- _INFORMATION PROVIDED_
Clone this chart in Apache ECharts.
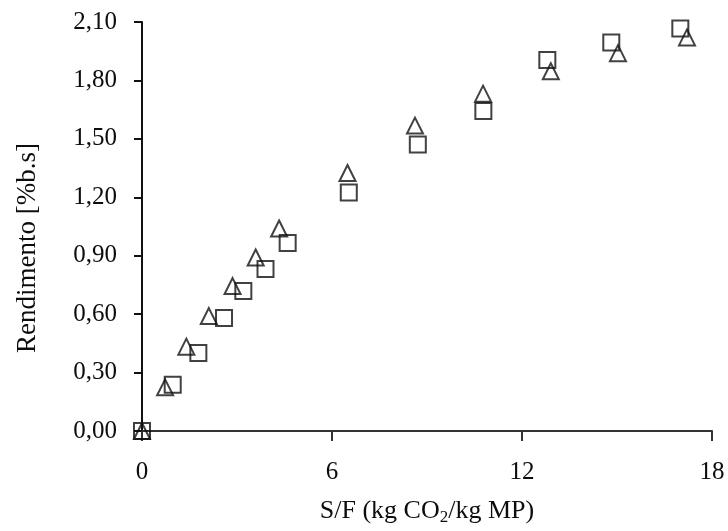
<!DOCTYPE html>
<html>
<head>
<meta charset="utf-8">
<script src="https://cdn.jsdelivr.net/npm/echarts@6/dist/echarts.min.js"></script>
<style>
  html, body { margin: 0; padding: 0; background: #fff; }
  #chart { width: 728px; height: 531px; }
</style>
</head>
<body>
<div id="chart"></div>
<script>
// Extraction yield vs. solvent-to-feed ratio, two runs
const sfSquare = [0, 0.97, 1.78, 2.59, 3.20, 3.90, 4.60, 6.53, 8.71, 10.78, 12.80, 14.82, 17.00];
const yieldSquare = [0, 0.238, 0.40, 0.58, 0.719, 0.832, 0.965, 1.225, 1.471, 1.643, 1.905, 1.995, 2.066];
const sfTriangle = [0, 0.73, 1.40, 2.11, 2.86, 3.59, 4.33, 6.49, 8.62, 10.77, 12.91, 15.03, 17.21];
const yieldTriangle = [0, 0.224, 0.433, 0.59, 0.744, 0.891, 1.04, 1.325, 1.568, 1.732, 1.847, 1.94, 2.021];
const xTicks = [0, 6, 12, 18];
const yTicks = [0, 0.3, 0.6, 0.9, 1.2, 1.5, 1.8, 2.1];
const yTitle = 'Rendimento [%b.s]';

const pair = (xs, ys) => xs.map((x, i) => [x, ys[i]]);
const FONT = '"Liberation Serif", "DejaVu Serif", serif';
const INK = '#0d0d0d';

const chart = echarts.init(document.getElementById('chart'), null, { renderer: 'canvas' });
chart.setOption({
  animation: false,
  backgroundColor: '#ffffff',
  grid: { left: 142, right: 16, top: 22, bottom: 97, containLabel: false },
  xAxis: {
    type: 'value',
    min: xTicks[0],
    max: xTicks[xTicks.length - 1],
    interval: xTicks[1] - xTicks[0],
    name: '{a|S/F (kg CO}{s|2}{a|/kg MP)}',
    nameLocation: 'middle',
    nameGap: 66,
    nameTextStyle: {
      rich: {
        a: { fontFamily: FONT, fontSize: 26, color: INK },
        s: { fontFamily: FONT, fontSize: 17, color: INK, padding: [12, 0, 0, 0] }
      }
    },
    axisLine: { show: true, onZero: false, lineStyle: { color: '#333', width: 2 } },
    axisTick: { show: true, inside: false, length: 10, lineStyle: { color: '#333', width: 2 } },
    axisLabel: { fontFamily: FONT, fontSize: 25, color: INK, margin: 29 },
    splitLine: { show: false }
  },
  yAxis: {
    type: 'value',
    min: yTicks[0],
    max: yTicks[yTicks.length - 1],
    interval: 0.3,
    axisLine: { show: true, onZero: false, lineStyle: { color: '#111', width: 2 } },
    axisTick: { show: true, inside: false, length: 8, lineStyle: { color: '#111', width: 2 } },
    axisLabel: {
      fontFamily: FONT, fontSize: 25, color: INK, margin: 25,
      formatter: v => v.toFixed(2).replace('.', ',')
    },
    splitLine: { show: false }
  },
  graphic: [{
    type: 'text',
    x: 28,
    y: 248,
    rotation: Math.PI / 2,
    style: {
      text: yTitle,
      font: '27px ' + FONT,
      fill: INK,
      textAlign: 'center',
      textVerticalAlign: 'middle'
    }
  }],
  series: [
    {
      type: 'scatter',
      data: pair(sfTriangle, yieldTriangle),
      symbol: 'triangle',
      symbolSize: [16, 16],
      clip: false,
      itemStyle: { color: 'rgba(0,0,0,0)', borderColor: '#111', borderWidth: 2 }
    },
    {
      type: 'scatter',
      data: pair(sfSquare, yieldSquare),
      symbol: 'rect',
      symbolSize: 16,
      clip: false,
      itemStyle: { color: 'rgba(0,0,0,0)', borderColor: '#111', borderWidth: 2 }
    }
  ]
});
</script>
</body>
</html>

- _OBJECTIVE_
Exactly restate the lines from the beginning of the data through the line with "const INK = '#0d0d0d';", and no others, keeping pictures out.

- _RESULT OF THE EXERCISE_
Clone this chart in Apache ECharts.
<!DOCTYPE html>
<html>
<head>
<meta charset="utf-8">
<script src="https://cdn.jsdelivr.net/npm/echarts@6/dist/echarts.min.js"></script>
<style>
  html, body { margin: 0; padding: 0; background: #fff; }
  #chart { width: 728px; height: 531px; }
</style>
</head>
<body>
<div id="chart"></div>
<script>
// Extraction yield vs. solvent-to-feed ratio, two runs
const sfSquare = [0, 0.97, 1.78, 2.59, 3.20, 3.90, 4.60, 6.53, 8.71, 10.78, 12.80, 14.82, 17.00];
const yieldSquare = [0, 0.238, 0.40, 0.58, 0.719, 0.832, 0.965, 1.225, 1.471, 1.643, 1.905, 1.995, 2.066];
const sfTriangle = [0, 0.73, 1.40, 2.11, 2.86, 3.59, 4.33, 6.49, 8.62, 10.77, 12.91, 15.03, 17.21];
const yieldTriangle = [0, 0.224, 0.433, 0.59, 0.744, 0.891, 1.04, 1.325, 1.568, 1.732, 1.847, 1.94, 2.021];
const xTicks = [0, 6, 12, 18];
const yTicks = [0, 0.3, 0.6, 0.9, 1.2, 1.5, 1.8, 2.1];
const yTitle = 'Rendimento [%b.s]';

const pair = (xs, ys) => xs.map((x, i) => [x, ys[i]]);
const FONT = '"Liberation Serif", "DejaVu Serif", serif';
const INK = '#0d0d0d';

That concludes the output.